Kank1 Knockout Fish Causes Proteinuria

Session Information

Category: Genetic Diseases of the Kidney

  • 1002 Genetic Diseases of the Kidney: Non-Cystic

Authors

  • Oda, Keiko, Mie University Graduate School of Medicine, Tsu, Japan
  • Katayama, Kan, Mie University Graduate School of Medicine, Tsu, Japan
  • Tanoue, Akiko, Mie University Graduate School of Medicine, Tsu, Japan
  • Ishikawa, Eiji, Mie University Graduate School of Medicine, Tsu, Japan
  • Ito, Masaaki, Mie University Graduate School of Medicine, Tsu, Japan
Background

Kank family consists of Kank1-4 and contains KN motif, coiled-coil domains, and ankyrin-repeats. Kank1 protein is mostly located in the cytoplasm and is thought to play a role in organizing actin cytoskeleton.

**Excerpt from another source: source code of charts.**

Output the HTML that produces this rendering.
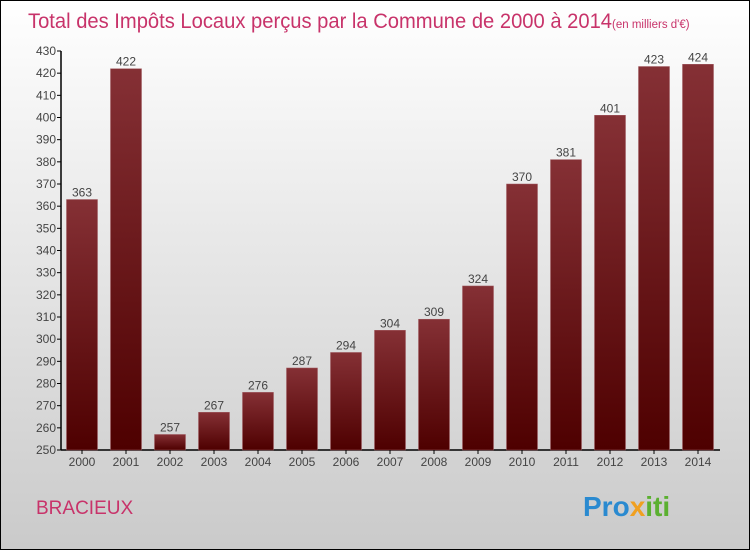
<!DOCTYPE html>
<html><head><meta charset="utf-8"><style>
html,body{margin:0;padding:0}
body{width:750px;height:550px;overflow:hidden;font-family:"Liberation Sans",sans-serif}
</style></head><body>
<svg width="750" height="550" xmlns="http://www.w3.org/2000/svg">
<defs>
<linearGradient id="bg" x1="0" y1="0" x2="0" y2="1"><stop offset="0" stop-color="#ffffff"/><stop offset="1" stop-color="#cacaca"/></linearGradient>
<linearGradient id="bar" x1="0" y1="0" x2="0" y2="1"><stop offset="0" stop-color="#853035"/><stop offset="1" stop-color="#4e0000"/></linearGradient>
</defs>
<rect x="0.5" y="0.5" width="749" height="549" fill="url(#bg)" stroke="#000"/>
<text x="28" y="28" font-size="21" fill="#c8336a"><tspan textLength="584" lengthAdjust="spacingAndGlyphs">Total des Impôts Locaux perçus par la Commune de 2000 à 2014</tspan><tspan font-size="11.5">(en milliers d'€)</tspan></text>
<text x="36" y="514" font-size="19" fill="#c8336a">BRACIEUX</text>
<text x="583" y="516" font-size="28" font-weight="bold"><tspan fill="#2a8ad0">Pro</tspan><tspan fill="#f0a020">x</tspan><tspan fill="#5bb030">iti</tspan></text>
<g id="plot"></g>
</svg>
<script>
const years=["2000","2001","2002","2003","2004","2005","2006","2007","2008","2009","2010","2011","2012","2013","2014"];
const values=[363,422,257,267,276,287,294,304,309,324,370,381,401,423,424];
const ticks=[250,260,270,280,290,300,310,320,330,340,350,360,370,380,390,400,410,420,430];
const NS="http://www.w3.org/2000/svg";
const g=document.getElementById('plot');
const y0=450,y1=51,vmin=250,vmax=430;
function y(v){return y0-(v-vmin)*(y0-y1)/(vmax-vmin);}
function x(i){return 82+i*44;}
function mk(t,a){const e=document.createElementNS(NS,t);for(const k in a)e.setAttribute(k,a[k]);g.appendChild(e);return e;}
let ax=mk('line',{x1:61,y1:y1,x2:61,y2:y0,stroke:'#000','stroke-width':1.5});


let bx=mk('line',{x1:61,y1:y0,x2:720,y2:y0,stroke:'#000','stroke-width':1.5});


ticks.forEach(t=>{
 const tk=mk('line',{x1:57,x2:61,y1:y(t),y2:y(t),stroke:'#000'});
 
 
 const tl=mk('text',{x:56,y:y(t)+4,'font-size':12,fill:'#444','text-anchor':'end'});
 tl.textContent=t;
 
 
});
years.forEach((yr,i)=>{
 const v=values[i];
 const r=mk('rect',{x:x(i)-15.5,y:y(v),width:31,height:y0-y(v),fill:'url(#bar)',stroke:'#a05a60','stroke-width':0.5});
 
 
 const vl=mk('text',{x:x(i),y:y(v)-3,'font-size':12,fill:'#444','text-anchor':'middle'});
 vl.textContent=v;
 
 
 const tk=mk('line',{x1:x(i),x2:x(i),y1:y0,y2:y0+4,stroke:'#000'});
 
 
 const xl=mk('text',{x:x(i),y:466,'font-size':12,fill:'#444','text-anchor':'middle'});
 xl.textContent=yr;
 
 
});
</script>
</body></html>
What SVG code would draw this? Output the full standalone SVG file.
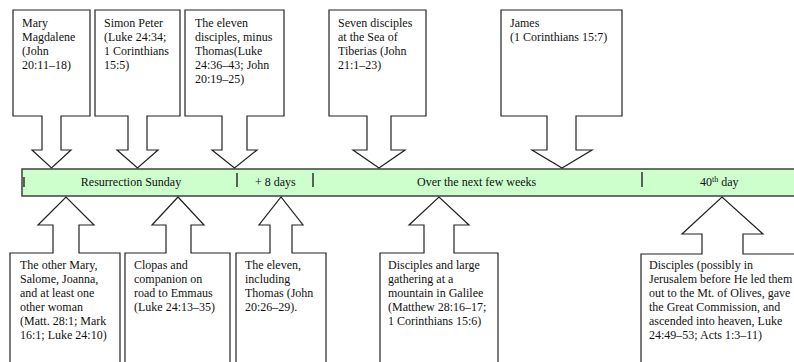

Recently, Kank1 is reported to be associated with nephrotic syndrome.

Methods

The expression pattern of Kank1 protein was examined in human frozen kidney sections. Since Kank1 is a conserved gene between human and zebrafish, kank1 knockout zebrafish has been used in this study. The mutant kank1 zebrafish line has a C to T point mutation in exon 3 of kank1 gene, which results in a premature stop codon from CAA (Q) to TAA. By utilizing kank1 knockout zebrafish embryos, we examined its phenotype and performed a functional assay by injecting fluorescent-conjugated dextrans.

Results

Kank1 protein was localized in the podocytes and the proximal tubules. Genotyping of zebrafish embryos from kank1 heterozygous parents was performed by polymerase chain reaction method. The phenotype of kank1 knockout embryos at 4 days per fertilization (dpf) was comparable with that of wild-type embryos. The morphology of pronephros in kank1 knockout embryos was also comparable with that in wild-type embryos under Periodic acid–Schiff stain. However, there was an uptake of both 500-kDa fluorescein isothiocyanate and 10-kDa rhodamine dextrans in the proximal tubules of kank1 knockout embryos at 3.5 dpf while there was only an uptake of 10-kDa rhodamine dextran in the those of wild-type embryos.

Conclusion

Knockout of kank1 in zebrafish might be related to the disturbed filtration barrier in the pronephros and support the human data in nephrotic syndrome.